Inbound on the inside interface:

!Permit queries from the forwarders outbound to the Internet
access-list 101 permit udp host 10.8.8.5 any eq 53
access-list 101 permit tcp host 10.8.8.5 any eq 53
access-list 101 permit udp host 10.8.8.6 any eq 53
access-list 101 permit tcp host 10.8.8.6 any eq 53
!Deny all other DNS traffic
access-list 101 deny udp any any eq 53
access-list 101 deny tcp any any eq 53

Inbound on the outside interface:

!Permit outside hosts to make DNS queries (recursive and zone transfer
!restrictions are up to the application)
access-list 102 permit udp any host 192.0.2.52 eq 53
access-list 102 permit tcp any host 192.0.2.52 eq 53
!Deny all other DNS traffic
access-list 102 deny udp any any eq 53
access-list 102 deny tcp any any eq 53

Inbound on the public services interface:

!Deny all DNS traffic (remember, this is a non-recursive responder
!only meaning it never has to make requests of other servers.
!It only offers answers to questions about its own domain.

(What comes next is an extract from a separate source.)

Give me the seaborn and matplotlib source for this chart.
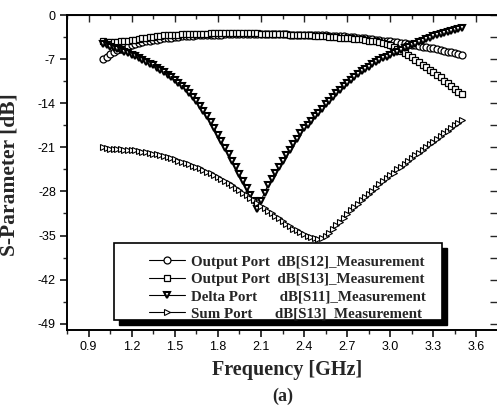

Master master sync
!still needs to be facilitated in some manner)
access-list 103 deny udp any any eq 53
access-list 103 deny tcp any any eq 53

NOTE

An extension to DNS called DNSSEC is on the standards track within the Internet Engineering Task Force (IETF). RFCs 2535 and 3007 provide a good overview of the technology. DNSSEC is not measurably deployed in the Internet's infrastructure today.